Even now, she says she hears a poem before she sees it. As she writes, she speaks phrases or the beginnings of stanzas aloud and hopes the reader will hear them in their head.

She works to get the sound, the language and the emotion she is expressing to come together to create the right tone for the piece, she says.

"Something clicks into place and you have this rush of confidence about the form and the voice and the tone of the poem. You get a sense of it. Once you have that strong feeling for it, moving on is more about shaping and working and the craft."

When she was a teenager, a young priest introduced her to James K. Baxter and her parents bought her his collected works.

"Baxter was a bit of a revelation. It was very much New Zealand," she says, explaining that she found foreign poets such as Seamus Heaney, John Donne, William Butler Yeats, Gerard Manley Hopkins, Elizabeth Bishop and T.S. Eliot inspirational.

"I think when it gets into your bloodstream you don't have a choice about writing poetry. This is the strange thing about poetry.

"Trying to make a life as a poet is very difficult. I'm reminded Margaret Atwood says 'stop complaining - you chose this!' It's a great pleasure when you are immersed in a piece of work and you forget yourself when something's happening on the page," she says.

"It's very rare for a poem to come fully formed and organised. I may be struggling with a piece and it's only when you give up the struggle that something else happens. But then you know that if you didn't put in that concentrated effort somewhere it wouldn't stir up something else."

However, at some stage you have to let a poem go, she says.

"It doesn't necessarily mean you won't go back to something about it and approach it from a different angle sometime later. I think it's good to have aspirations for the work itself, but you have to be able to release work because you write yourself to the next poem."

Gallagher organises her life so she has time to work on her poetry, and keeps a notebook of ideas, words and phrases.

Usually there are three or four things simmering in the background, but actually realising a piece of work can take a while.

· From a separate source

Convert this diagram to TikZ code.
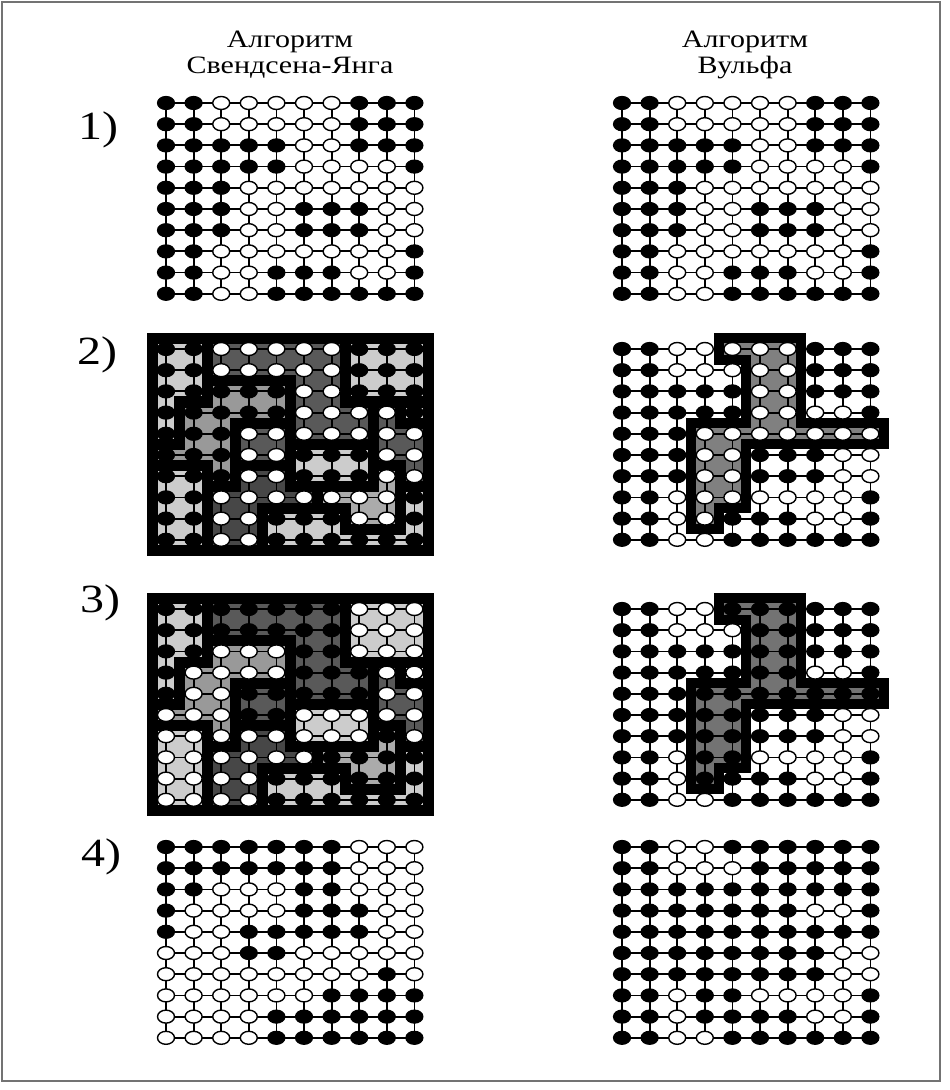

"It's a passion - it's something I love doing. Lots of people never find something they really love doing, but of course the world couldn't give a toss whether poets write poems or not." Gallagher grew up in Normanby near Timaru in a house without books. Coming from a working-class Irish background, she was the first in her family to want to go to university, although she didn't know much about it, she says.

Between Victoria and Massey she collected a "patchwork degree" then went to Europe, first to Donegal, which her father left as a young man, and then to London where she lived for 18 years. She studied humanities and printing and publishing at London University then worked in publishing, specialising in art and illustrated books.

In 2006, she returned to Timaru where her brother lived.

She published a book of glass-plate photographs, Feeling for Daylight: The Photographs of Jack Adamson in 2007 for the South Canterbury Museum with the help of a Canterbury History Foundation grant. Having got a job at the University Book Shop, she came to Dunedin last year, and has become part of the local poetry community.

Now 50, she says it took five years from the first inkling of the idea to return home.

"I think it was a combination of factors. I lost my parents during that time and I also realised I wasn't career orientated and climbing the ladder. London's quite a hard place to live - in your 20s you have great buoyancy. Also, I'd been writing back to New Zealand in my first collection and I knew at some point I would come back."

Her first collection of poems, Salt Water Creek was published in London in 2003 and shortlisted for the Forward Prize for a first collection.

Having a first book published kicks in a degree of self-consciousness which you have to overcome to be able to move on with your work, she says.

Salt Water Creek was published by a small independent publisher, so Gallagher feels having Auckland University Press publish Shift is a landmark.

She was awarded a Janet Frame Award in 2008.

"In some ways I feel Salt Water Creek and Shift are one book, and it's only now, completing Shift I feel that I'm in some kind of different place for writing."